Aerosol particles contain solid or liquid droplets and range in size from a few nanometers to the width of a human hair. Their composition and interactions with clouds and solar radiation are poorly understood.  

According to the Intergovernmental Panel on Climate Change, aerosols pose the biggest uncertainty in quantifying how the planet’s climate is changing due to anthropogenic, or human-caused, emissions.

Most aerosols occur naturally, from volcanoes, forest fires and sea spray, for example, deflecting solar radiation from Earth and forming clouds that bring rainfall -- cooling the air. But some aerosols from human activities, particularly fossil fuel combustion, warm the air, and are believed to play a major role in global warming. They are also the source of haze and soot over cities from Beijing to Los Angeles.

Whatever their source, these airborne specks can wreak havoc on the health of people and the planet.  

“Better understanding aerosols not only has implications for climate change but for people vulnerable to the effects of inhaling particulate matter,” said Sorooshian, who has asthma. “Many people are surprised to learn that poor air quality contributes to more deaths worldwide than any other environmental cause.”

The U.S. Office of Naval Research is interested in Sorooshian’s work because aerosols reduce visibility for pilots on aircraft and ships, impede weapons positioning, and interfere with communications signals. The ONR gave Sorooshian a prestigious Young Investigator Award in 2010 and has provided ongoing funding, the latest of which is a three-year $500,000 grant that took effect in May 2016.

Rough Skies, Smooth Sailing for Graduates

Airborne atmospheric research is not for everyone, said Sorooshian, who earned his bachelor’s degree in chemical engineering at the UA and master’s and doctoral degrees in the same field from the California Institute of Technology before joining the UA faculty in 2009.

“It can be quite a ride when you are directing pilots, monitoring and troubleshooting instruments, and trying to maintain balance during turbulence -- especially when flying behind container ships or over warm cities. It is quite often that I fall off my seat.”

The flying may get rough, but the fieldwork gives student researchers rock-solid credentials.

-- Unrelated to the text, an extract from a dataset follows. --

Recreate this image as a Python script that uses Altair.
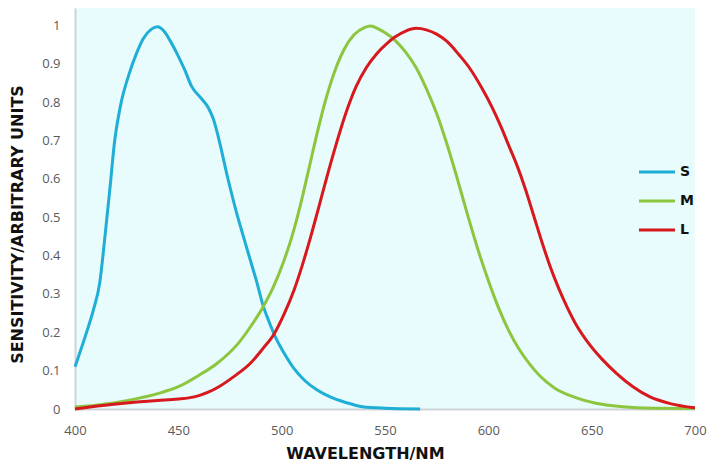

Lindsay Maudlin did research aboard the Twin Otter in 2013 while she was a master’s student in atmospheric science and continued working with Sorooshian as a first-year PhD student and National Science Foundation graduate STEM fellow in K-12 education. She is a doctoral student in marine, earth and atmospheric sciences at North Carolina State University in Raleigh and a 2016-2017 Global Change fellow through a program sponsored by the university’s Southeast Climate Science Center and U.S. Department of Interior.

“I went to the University of Arizona specifically to work with Armin,” said Maudlin, who hopes to teach at a major university. “I knew I wanted to focus on fieldwork and that Armin’s group specialized in it.”

Two other former graduate students who studied aerosols with Sorooshian aboard NASA’s DC-8, a commercial-sized research plane based at the Johnson Space Center in Houston, are postdocs at the NASA Langley Research Center in Virginia.

Ewan Crosbie earned UA master’s and doctoral degrees in atmospheric sciences and meteorology in 2013 and 2015. Taylor Shingler earned his UA bachelor’s and doctoral degrees in chemical engineering in 2011 and 2016 and joined the same research team as Crosbie’s in fall 2016.

“When we do these field projects with NASA,” said Sorooshian, “there can be 100-plus scientists working on a single plane, and they meet my students. In Ewan and Taylor, they liked what they saw: good communicators with excellent technical skills. Those airborne interactions were like job interviews.”